Is end() required to be constant in an STL map/set?

Question

§23.1.2.8 in the standard states that insertion/deletion operations on a set/map will not invalidate any iterators to those objects (except iterators pointing to a deleted eleme

Answer 1

I had a similar question recently, but I was wondering if calling end() to retrieve an iterator for comparison purposes could possibly have race conditions.

According to the standard, two iterators are considered equivalent if both can be dereferenced and &*a == &*b or if neither can be dereferenced. Finding the bolded statement took a while and is very relevant here.
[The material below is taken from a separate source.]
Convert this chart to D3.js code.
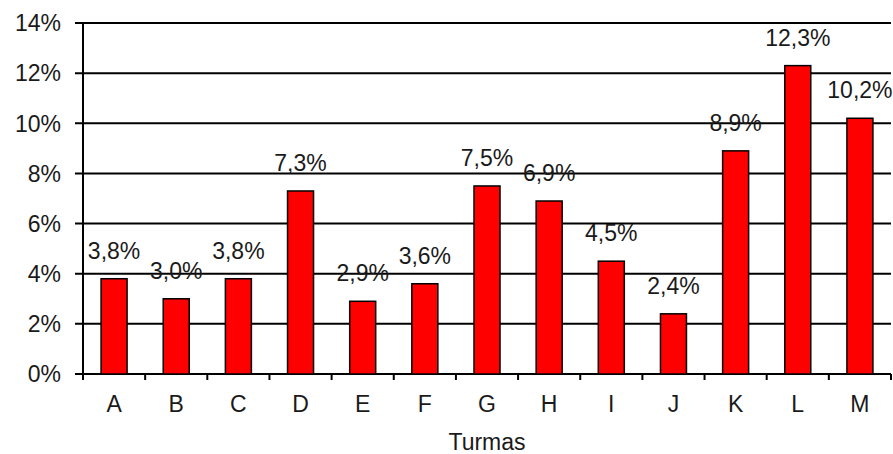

Because an std::map::iterator cannot be invalidated unless the element it points to has been removed, you're guaranteed that two iterators returned by end, regardless of what the state of the map was when they were obtained, will always compare to each other as true.

Answer 2

Assuming that (1) map implemented with red-black tree (2) you use same instance "after a zillion insertions/deletions"- answer "Yes".

Relative implmentation I can tell that all incarnation of stl I ever know use the tree algorithm.

Answer 3

C++ Standard states that iterators should stay valid. And it is. Standard clearly states that in 23.1.2/8:

The insert members shall not affect the validity of iterators and references to the container, and the erase members shall invalidate only iterators and references to the erased elements.

And in 21.1/7:

end() returns an iterator which is the past-the-end value for the container.

So iterators old_end and new_end will be valid. That means that we could get --old_end (call it it1) and --new_end (call it it2) and it will be the-end value iterators (from definition of what end() returns), since iterator of an associative container is of the bidirectional iterator category (according to 23.1.2/6) and according to definition of --r operation (Table 75).

Now it1 should be equal it2 since it gives the-end value, which is only one (23.1.2/9). Then from 24.1.3 follows that: The condition that a == b implies ++a == ++b. And ++it1 and ++it2 will give old_end and new_end iterators (from definition of ++r operation Table 74). Now we get that old_end and new_end should be equal.

Answer 4

Well, there's nothing preventing particular collection implementation from having end() depend on the instance of collection and time of day, as long as comparisons and such work. Which means, that, perhaps, end() value may change, but old_end == end() comparison should still yield true. (edit: although after reading the comment from j_random_hacker, I doubt this paragraph itself evaluates to true ;-), not universally — see the discussion below )

I also doubt you can use std::map<int,Node>::iterator in the Node class due to the type being incomplete, yet (not sure, though).

Also, since your nodes are uniquely numbered, you can use int for keying them and reserve some value for invalid.

Answer 5

Iterators in (multi)sets and (multi)maps won't be invalidated in insertions and deletions and thus comparing .end() against previous stored values of .end() will always yield true.

Take as an example GNU libstdc++ implementation where .end() in maps returns the default intialized value of Rb_tree_node

From stl_tree.h:

  _M_initialize()
  {
    this->_M_header._M_color = _S_red;
    this->_M_header._M_parent = 0;
    this->_M_header._M_left = &this->_M_header;
    this->_M_header._M_right = &this->_M_header;
  }

Answer 6

23.1/7 says that end() returns an iterator that

is the past-the-end value for the container.

First, it confirms that what end() returns is the iterator. Second, it says that the iterator doesn't point to a particular element. Since deletion can only invalidate iterators that point somewhere (to the element being deleted), deletions can't invalidate end().